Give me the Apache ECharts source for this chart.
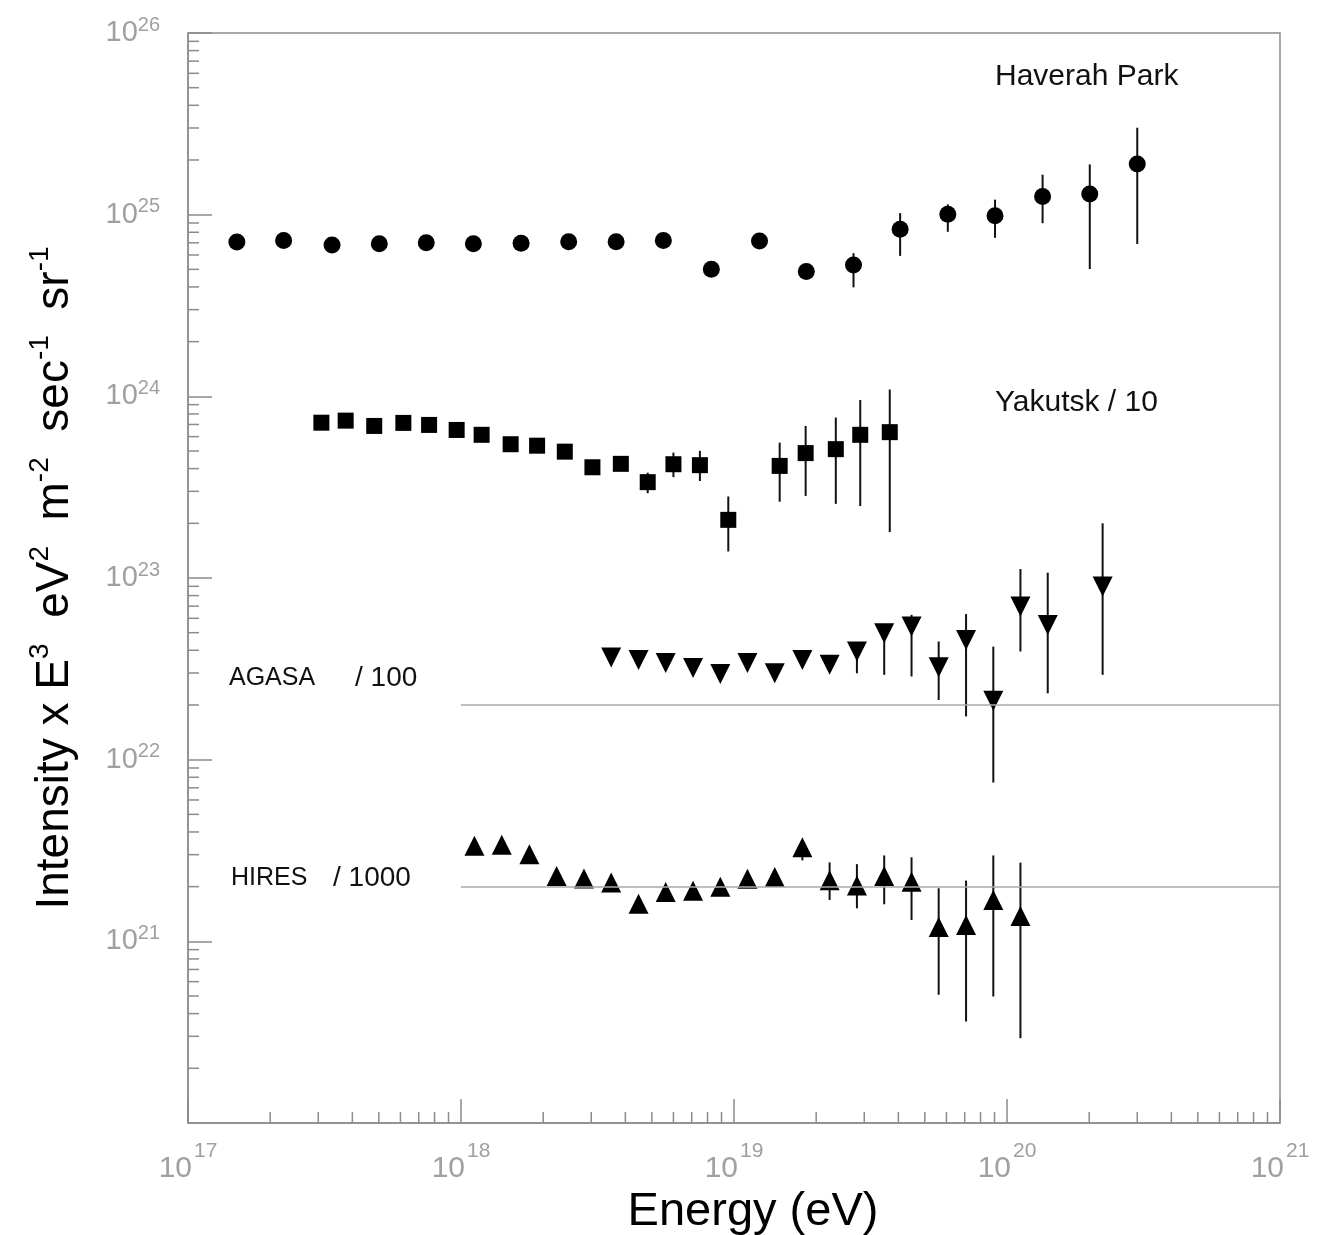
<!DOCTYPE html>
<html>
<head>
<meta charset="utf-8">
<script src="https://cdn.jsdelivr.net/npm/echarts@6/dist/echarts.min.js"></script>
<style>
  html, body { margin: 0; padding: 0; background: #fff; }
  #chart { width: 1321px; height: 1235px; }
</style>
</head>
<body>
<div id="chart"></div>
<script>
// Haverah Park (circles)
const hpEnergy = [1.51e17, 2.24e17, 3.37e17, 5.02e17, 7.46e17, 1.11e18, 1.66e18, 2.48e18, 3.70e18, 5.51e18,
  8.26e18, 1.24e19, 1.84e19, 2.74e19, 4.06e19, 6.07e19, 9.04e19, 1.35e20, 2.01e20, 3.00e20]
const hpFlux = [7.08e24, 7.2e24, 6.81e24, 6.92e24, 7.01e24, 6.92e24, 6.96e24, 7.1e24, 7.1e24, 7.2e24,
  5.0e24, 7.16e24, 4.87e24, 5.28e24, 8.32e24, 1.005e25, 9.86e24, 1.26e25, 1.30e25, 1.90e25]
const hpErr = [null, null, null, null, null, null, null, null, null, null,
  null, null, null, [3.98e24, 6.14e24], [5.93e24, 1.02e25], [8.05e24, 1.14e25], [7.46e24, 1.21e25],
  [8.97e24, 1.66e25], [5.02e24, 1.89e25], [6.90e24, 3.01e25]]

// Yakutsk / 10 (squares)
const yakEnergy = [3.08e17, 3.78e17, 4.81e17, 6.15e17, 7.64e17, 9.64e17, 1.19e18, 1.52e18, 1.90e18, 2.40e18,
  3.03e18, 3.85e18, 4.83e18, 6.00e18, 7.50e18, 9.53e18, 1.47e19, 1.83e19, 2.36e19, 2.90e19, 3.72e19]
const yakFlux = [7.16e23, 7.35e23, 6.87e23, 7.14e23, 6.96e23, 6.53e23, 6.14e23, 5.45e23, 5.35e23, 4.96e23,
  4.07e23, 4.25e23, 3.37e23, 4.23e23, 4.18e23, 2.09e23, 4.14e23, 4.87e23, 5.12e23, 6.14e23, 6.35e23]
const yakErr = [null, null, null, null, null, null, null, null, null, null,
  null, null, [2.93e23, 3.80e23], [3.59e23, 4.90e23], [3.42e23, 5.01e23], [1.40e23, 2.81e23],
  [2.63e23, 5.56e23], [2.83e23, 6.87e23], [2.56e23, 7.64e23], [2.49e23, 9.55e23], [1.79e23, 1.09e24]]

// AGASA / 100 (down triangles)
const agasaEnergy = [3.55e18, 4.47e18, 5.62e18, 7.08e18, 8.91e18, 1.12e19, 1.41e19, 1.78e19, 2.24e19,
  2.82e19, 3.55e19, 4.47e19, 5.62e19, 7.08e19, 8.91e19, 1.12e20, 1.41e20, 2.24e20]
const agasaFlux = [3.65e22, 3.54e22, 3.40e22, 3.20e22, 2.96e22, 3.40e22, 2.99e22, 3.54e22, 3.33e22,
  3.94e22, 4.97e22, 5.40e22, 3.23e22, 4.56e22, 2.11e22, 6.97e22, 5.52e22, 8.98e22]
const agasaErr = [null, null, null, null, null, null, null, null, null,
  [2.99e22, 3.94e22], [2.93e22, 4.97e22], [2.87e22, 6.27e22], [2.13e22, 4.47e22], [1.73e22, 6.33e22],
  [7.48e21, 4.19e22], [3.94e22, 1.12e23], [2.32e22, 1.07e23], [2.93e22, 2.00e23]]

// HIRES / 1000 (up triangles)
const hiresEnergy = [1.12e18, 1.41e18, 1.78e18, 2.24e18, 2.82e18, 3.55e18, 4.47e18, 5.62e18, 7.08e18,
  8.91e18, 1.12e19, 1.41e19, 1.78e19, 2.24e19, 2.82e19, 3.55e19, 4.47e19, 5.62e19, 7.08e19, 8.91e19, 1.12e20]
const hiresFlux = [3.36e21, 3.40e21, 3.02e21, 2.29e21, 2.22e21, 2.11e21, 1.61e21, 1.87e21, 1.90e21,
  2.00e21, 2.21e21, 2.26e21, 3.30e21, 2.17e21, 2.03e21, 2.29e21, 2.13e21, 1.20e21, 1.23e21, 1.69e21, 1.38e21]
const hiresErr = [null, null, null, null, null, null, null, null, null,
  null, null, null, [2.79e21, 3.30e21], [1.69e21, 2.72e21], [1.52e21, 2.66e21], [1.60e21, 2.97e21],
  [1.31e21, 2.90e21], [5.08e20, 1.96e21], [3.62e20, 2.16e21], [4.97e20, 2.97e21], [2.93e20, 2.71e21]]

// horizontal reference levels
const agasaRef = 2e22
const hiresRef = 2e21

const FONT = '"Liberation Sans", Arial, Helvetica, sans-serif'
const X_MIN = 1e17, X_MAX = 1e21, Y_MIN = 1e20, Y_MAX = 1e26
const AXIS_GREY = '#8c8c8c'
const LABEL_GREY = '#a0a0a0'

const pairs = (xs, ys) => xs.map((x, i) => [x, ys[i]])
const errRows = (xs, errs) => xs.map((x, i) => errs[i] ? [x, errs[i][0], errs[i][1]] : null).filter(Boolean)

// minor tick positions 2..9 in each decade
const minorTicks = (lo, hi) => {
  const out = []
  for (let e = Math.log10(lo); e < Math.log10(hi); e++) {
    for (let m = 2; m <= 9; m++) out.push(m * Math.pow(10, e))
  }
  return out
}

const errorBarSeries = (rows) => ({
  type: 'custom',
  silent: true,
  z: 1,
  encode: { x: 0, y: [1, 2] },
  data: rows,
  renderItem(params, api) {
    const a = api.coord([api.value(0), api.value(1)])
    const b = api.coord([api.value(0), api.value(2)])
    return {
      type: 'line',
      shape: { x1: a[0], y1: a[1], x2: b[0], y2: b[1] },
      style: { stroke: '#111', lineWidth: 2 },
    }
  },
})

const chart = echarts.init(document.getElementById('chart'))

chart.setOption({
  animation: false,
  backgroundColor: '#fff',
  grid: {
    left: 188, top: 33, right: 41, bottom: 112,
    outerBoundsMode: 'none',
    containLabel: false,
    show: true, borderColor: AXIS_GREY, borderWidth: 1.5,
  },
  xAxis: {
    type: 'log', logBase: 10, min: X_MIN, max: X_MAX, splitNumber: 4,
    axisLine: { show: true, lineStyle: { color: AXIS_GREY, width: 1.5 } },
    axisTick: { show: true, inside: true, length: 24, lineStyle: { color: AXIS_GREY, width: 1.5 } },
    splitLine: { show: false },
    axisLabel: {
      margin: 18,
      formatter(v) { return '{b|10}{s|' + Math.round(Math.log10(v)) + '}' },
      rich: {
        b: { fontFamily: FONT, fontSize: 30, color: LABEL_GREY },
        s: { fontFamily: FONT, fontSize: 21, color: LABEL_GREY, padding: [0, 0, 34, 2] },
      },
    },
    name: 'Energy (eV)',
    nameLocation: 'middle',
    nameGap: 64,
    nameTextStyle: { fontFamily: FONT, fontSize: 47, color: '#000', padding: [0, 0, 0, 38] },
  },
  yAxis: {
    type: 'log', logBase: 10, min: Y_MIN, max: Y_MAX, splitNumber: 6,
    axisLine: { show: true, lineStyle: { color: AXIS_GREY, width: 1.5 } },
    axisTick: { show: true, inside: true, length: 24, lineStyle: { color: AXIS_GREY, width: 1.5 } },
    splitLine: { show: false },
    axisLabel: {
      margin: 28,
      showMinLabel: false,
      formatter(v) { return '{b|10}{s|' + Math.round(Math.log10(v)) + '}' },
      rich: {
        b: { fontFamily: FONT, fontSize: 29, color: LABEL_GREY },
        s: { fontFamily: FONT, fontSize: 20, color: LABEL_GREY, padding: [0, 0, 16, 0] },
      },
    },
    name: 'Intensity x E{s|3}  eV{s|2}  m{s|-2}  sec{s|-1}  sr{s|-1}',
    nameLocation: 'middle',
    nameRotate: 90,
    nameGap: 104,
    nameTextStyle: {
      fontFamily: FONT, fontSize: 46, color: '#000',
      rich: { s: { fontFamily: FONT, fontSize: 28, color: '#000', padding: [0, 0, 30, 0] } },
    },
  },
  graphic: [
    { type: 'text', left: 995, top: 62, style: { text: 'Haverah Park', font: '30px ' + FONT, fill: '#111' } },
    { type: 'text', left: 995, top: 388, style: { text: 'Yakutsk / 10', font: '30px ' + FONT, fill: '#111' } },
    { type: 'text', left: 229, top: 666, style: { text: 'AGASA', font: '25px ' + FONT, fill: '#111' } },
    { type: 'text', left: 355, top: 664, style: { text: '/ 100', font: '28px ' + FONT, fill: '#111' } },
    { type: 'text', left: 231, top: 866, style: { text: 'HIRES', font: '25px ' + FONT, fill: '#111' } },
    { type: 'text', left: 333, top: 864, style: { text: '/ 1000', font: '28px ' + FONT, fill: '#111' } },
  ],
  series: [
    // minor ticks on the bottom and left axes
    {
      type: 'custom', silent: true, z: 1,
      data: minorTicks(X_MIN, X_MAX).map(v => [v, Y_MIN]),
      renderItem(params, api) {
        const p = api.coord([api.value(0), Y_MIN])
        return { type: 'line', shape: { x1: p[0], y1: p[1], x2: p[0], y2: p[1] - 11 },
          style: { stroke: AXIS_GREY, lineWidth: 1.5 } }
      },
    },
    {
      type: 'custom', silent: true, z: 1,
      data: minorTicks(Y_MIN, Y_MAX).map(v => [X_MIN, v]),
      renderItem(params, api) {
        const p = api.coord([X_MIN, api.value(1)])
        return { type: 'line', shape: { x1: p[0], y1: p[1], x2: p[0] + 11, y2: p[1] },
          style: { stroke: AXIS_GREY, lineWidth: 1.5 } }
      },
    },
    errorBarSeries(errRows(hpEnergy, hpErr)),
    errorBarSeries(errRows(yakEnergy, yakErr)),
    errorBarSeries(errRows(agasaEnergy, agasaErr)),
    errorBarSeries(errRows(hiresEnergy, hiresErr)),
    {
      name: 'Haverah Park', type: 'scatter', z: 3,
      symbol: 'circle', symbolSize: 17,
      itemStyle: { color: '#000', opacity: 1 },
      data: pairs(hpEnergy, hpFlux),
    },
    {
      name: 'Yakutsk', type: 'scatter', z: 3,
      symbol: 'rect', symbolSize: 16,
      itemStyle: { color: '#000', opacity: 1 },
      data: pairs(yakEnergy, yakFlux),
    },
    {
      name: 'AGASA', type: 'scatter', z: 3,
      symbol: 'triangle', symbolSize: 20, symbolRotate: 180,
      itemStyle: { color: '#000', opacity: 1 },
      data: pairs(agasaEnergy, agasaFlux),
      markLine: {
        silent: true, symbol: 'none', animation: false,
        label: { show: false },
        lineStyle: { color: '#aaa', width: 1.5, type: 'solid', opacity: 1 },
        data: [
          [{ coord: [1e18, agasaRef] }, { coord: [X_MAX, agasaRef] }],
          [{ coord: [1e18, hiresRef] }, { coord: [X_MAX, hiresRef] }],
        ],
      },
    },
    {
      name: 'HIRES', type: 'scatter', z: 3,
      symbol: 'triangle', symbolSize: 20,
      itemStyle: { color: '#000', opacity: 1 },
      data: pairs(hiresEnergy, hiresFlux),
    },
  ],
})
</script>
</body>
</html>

__DIRECTIONS__:
Give again exactly the lines running from the beginning of the material above through the line that contains "9.55e23], [1.79e23, 1.09e24]]", and leave out every picture.

__RESPONSE TO THE TASK__:
Give me the Apache ECharts source for this chart.
<!DOCTYPE html>
<html>
<head>
<meta charset="utf-8">
<script src="https://cdn.jsdelivr.net/npm/echarts@6/dist/echarts.min.js"></script>
<style>
  html, body { margin: 0; padding: 0; background: #fff; }
  #chart { width: 1321px; height: 1235px; }
</style>
</head>
<body>
<div id="chart"></div>
<script>
// Haverah Park (circles)
const hpEnergy = [1.51e17, 2.24e17, 3.37e17, 5.02e17, 7.46e17, 1.11e18, 1.66e18, 2.48e18, 3.70e18, 5.51e18,
  8.26e18, 1.24e19, 1.84e19, 2.74e19, 4.06e19, 6.07e19, 9.04e19, 1.35e20, 2.01e20, 3.00e20]
const hpFlux = [7.08e24, 7.2e24, 6.81e24, 6.92e24, 7.01e24, 6.92e24, 6.96e24, 7.1e24, 7.1e24, 7.2e24,
  5.0e24, 7.16e24, 4.87e24, 5.28e24, 8.32e24, 1.005e25, 9.86e24, 1.26e25, 1.30e25, 1.90e25]
const hpErr = [null, null, null, null, null, null, null, null, null, null,
  null, null, null, [3.98e24, 6.14e24], [5.93e24, 1.02e25], [8.05e24, 1.14e25], [7.46e24, 1.21e25],
  [8.97e24, 1.66e25], [5.02e24, 1.89e25], [6.90e24, 3.01e25]]

// Yakutsk / 10 (squares)
const yakEnergy = [3.08e17, 3.78e17, 4.81e17, 6.15e17, 7.64e17, 9.64e17, 1.19e18, 1.52e18, 1.90e18, 2.40e18,
  3.03e18, 3.85e18, 4.83e18, 6.00e18, 7.50e18, 9.53e18, 1.47e19, 1.83e19, 2.36e19, 2.90e19, 3.72e19]
const yakFlux = [7.16e23, 7.35e23, 6.87e23, 7.14e23, 6.96e23, 6.53e23, 6.14e23, 5.45e23, 5.35e23, 4.96e23,
  4.07e23, 4.25e23, 3.37e23, 4.23e23, 4.18e23, 2.09e23, 4.14e23, 4.87e23, 5.12e23, 6.14e23, 6.35e23]
const yakErr = [null, null, null, null, null, null, null, null, null, null,
  null, null, [2.93e23, 3.80e23], [3.59e23, 4.90e23], [3.42e23, 5.01e23], [1.40e23, 2.81e23],
  [2.63e23, 5.56e23], [2.83e23, 6.87e23], [2.56e23, 7.64e23], [2.49e23, 9.55e23], [1.79e23, 1.09e24]]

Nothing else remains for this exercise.